(Exercise instructions) Retype the opening lines of the data exactly, stopping after the line that contains "ReferenceLine, XAxis, YAxis". Skip every picture.

(Data excerpt)
_____
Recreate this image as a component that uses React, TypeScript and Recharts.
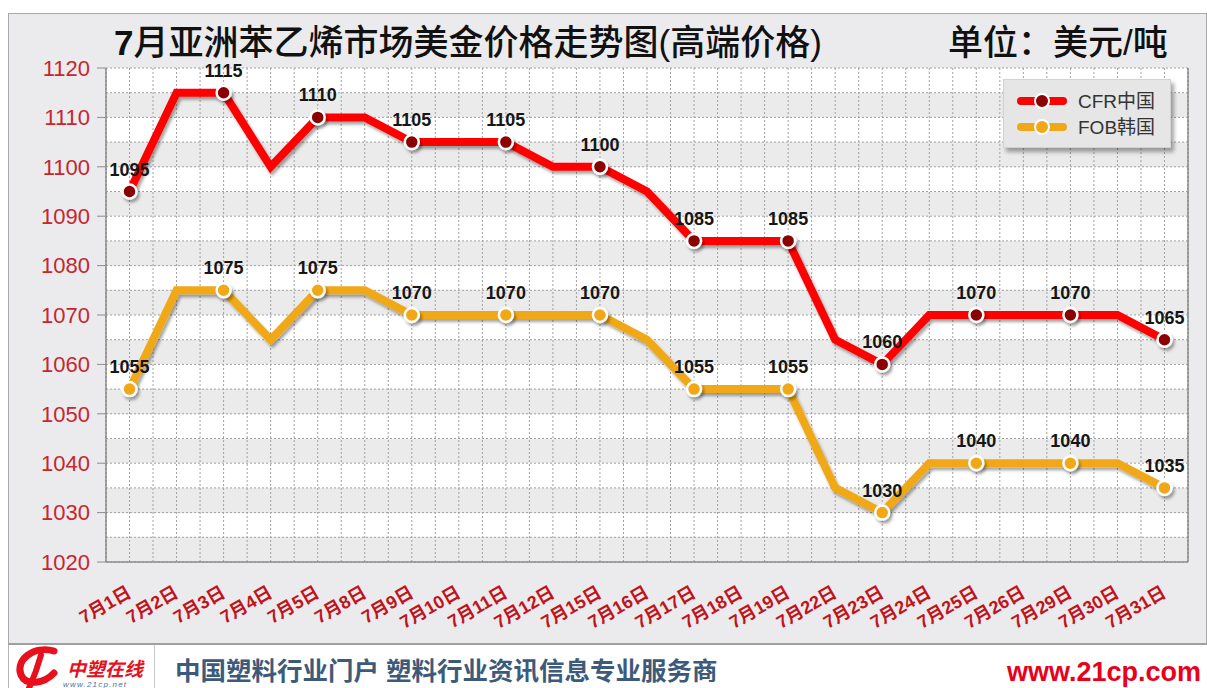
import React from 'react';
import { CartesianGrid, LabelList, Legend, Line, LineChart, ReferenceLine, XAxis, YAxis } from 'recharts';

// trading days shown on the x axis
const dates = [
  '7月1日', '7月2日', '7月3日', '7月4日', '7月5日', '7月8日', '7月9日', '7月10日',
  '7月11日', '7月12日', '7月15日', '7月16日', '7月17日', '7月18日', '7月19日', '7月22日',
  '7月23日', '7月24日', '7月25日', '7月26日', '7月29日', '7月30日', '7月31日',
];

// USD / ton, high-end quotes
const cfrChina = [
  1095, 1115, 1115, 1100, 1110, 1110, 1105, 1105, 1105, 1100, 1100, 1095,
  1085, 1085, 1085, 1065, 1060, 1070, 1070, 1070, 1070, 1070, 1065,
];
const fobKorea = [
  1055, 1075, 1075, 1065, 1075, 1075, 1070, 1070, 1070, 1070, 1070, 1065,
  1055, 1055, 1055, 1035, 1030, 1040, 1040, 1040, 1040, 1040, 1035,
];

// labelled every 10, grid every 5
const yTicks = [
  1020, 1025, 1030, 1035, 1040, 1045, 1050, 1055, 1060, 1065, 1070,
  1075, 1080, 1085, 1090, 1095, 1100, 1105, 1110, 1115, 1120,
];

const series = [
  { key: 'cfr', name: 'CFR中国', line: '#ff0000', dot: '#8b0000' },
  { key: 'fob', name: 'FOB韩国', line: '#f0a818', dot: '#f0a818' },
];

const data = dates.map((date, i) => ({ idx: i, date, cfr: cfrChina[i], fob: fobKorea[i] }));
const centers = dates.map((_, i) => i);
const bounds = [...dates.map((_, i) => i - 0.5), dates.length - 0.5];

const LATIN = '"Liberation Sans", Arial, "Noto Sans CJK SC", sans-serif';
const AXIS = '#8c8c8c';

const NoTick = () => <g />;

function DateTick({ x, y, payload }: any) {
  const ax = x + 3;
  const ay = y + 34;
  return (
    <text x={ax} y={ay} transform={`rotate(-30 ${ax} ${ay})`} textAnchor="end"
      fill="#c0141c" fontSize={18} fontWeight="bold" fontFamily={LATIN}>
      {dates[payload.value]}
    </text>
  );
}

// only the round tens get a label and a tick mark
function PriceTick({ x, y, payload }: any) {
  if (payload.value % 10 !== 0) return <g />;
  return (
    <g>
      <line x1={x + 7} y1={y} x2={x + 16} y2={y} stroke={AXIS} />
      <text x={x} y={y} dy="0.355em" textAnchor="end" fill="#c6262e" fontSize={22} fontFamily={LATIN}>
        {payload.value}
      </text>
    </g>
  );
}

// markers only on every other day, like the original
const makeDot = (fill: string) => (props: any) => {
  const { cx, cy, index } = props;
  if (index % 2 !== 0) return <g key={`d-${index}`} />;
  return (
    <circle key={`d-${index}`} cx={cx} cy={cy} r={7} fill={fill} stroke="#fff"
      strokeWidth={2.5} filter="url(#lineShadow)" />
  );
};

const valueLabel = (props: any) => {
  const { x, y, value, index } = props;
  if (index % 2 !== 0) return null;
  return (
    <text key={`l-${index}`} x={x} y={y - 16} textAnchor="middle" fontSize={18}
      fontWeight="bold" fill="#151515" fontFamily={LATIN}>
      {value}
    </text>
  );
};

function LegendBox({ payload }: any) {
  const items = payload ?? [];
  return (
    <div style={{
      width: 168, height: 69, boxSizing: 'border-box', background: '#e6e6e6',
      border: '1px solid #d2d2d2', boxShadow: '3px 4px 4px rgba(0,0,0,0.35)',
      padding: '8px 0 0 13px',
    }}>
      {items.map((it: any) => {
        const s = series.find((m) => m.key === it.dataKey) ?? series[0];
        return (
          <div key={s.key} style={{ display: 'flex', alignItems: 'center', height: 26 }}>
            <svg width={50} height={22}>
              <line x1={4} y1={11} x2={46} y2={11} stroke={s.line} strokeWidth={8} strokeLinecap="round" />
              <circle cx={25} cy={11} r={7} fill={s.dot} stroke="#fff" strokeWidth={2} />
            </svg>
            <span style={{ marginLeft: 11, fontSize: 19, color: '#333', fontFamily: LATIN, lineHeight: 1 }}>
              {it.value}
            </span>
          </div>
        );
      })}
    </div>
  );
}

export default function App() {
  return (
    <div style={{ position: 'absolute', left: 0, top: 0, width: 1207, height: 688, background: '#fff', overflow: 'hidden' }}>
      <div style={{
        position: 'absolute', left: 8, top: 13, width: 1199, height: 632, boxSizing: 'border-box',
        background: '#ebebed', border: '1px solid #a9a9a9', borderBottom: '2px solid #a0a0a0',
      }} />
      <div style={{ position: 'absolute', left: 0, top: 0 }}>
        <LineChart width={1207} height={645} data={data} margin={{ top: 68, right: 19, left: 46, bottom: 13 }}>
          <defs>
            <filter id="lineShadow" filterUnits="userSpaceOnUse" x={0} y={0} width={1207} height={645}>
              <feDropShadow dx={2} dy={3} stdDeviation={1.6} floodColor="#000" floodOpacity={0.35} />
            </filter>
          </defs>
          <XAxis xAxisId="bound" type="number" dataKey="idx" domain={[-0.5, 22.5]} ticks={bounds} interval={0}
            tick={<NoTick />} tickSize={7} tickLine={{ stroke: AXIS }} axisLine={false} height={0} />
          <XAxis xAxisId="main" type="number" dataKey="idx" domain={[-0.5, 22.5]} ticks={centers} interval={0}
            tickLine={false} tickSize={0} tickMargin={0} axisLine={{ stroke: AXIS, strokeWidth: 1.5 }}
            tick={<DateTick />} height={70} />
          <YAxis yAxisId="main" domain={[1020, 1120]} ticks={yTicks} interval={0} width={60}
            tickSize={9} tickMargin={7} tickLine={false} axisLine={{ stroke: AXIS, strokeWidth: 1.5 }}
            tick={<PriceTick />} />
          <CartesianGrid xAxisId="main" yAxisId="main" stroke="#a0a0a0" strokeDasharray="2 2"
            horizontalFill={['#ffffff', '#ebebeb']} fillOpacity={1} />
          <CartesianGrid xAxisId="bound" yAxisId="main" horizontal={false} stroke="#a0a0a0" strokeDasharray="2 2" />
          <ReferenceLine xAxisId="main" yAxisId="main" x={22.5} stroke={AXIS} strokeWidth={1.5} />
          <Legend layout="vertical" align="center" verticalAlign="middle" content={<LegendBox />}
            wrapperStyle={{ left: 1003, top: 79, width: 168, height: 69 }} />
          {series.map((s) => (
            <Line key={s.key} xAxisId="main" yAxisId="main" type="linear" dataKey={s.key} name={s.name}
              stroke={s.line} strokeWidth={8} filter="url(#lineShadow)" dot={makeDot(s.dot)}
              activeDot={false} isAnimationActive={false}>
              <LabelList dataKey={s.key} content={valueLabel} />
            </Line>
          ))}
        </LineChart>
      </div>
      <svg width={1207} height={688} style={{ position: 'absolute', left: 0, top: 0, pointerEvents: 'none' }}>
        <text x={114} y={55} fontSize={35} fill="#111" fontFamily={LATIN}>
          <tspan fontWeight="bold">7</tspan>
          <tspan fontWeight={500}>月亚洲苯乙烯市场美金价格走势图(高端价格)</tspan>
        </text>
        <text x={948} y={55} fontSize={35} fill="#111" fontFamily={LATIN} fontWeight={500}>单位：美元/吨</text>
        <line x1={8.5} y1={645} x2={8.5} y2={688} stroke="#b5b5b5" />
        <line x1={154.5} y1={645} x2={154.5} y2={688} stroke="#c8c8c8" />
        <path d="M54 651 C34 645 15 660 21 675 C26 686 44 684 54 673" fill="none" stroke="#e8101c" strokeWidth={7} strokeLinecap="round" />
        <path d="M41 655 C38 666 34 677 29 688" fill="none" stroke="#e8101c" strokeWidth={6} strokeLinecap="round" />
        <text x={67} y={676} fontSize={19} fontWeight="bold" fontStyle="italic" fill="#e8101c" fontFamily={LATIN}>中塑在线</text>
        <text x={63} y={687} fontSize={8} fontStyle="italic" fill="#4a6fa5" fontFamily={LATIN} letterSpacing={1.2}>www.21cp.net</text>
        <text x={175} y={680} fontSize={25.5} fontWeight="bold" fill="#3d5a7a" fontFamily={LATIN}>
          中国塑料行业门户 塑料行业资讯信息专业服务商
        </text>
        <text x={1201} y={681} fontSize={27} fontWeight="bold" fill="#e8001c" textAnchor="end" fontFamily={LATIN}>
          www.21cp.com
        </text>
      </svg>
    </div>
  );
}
_____
(Complete response)
Recreate this image as a component that uses React, TypeScript and Recharts.
import React from 'react';
import { CartesianGrid, LabelList, Legend, Line, LineChart, ReferenceLine, XAxis, YAxis } from 'recharts';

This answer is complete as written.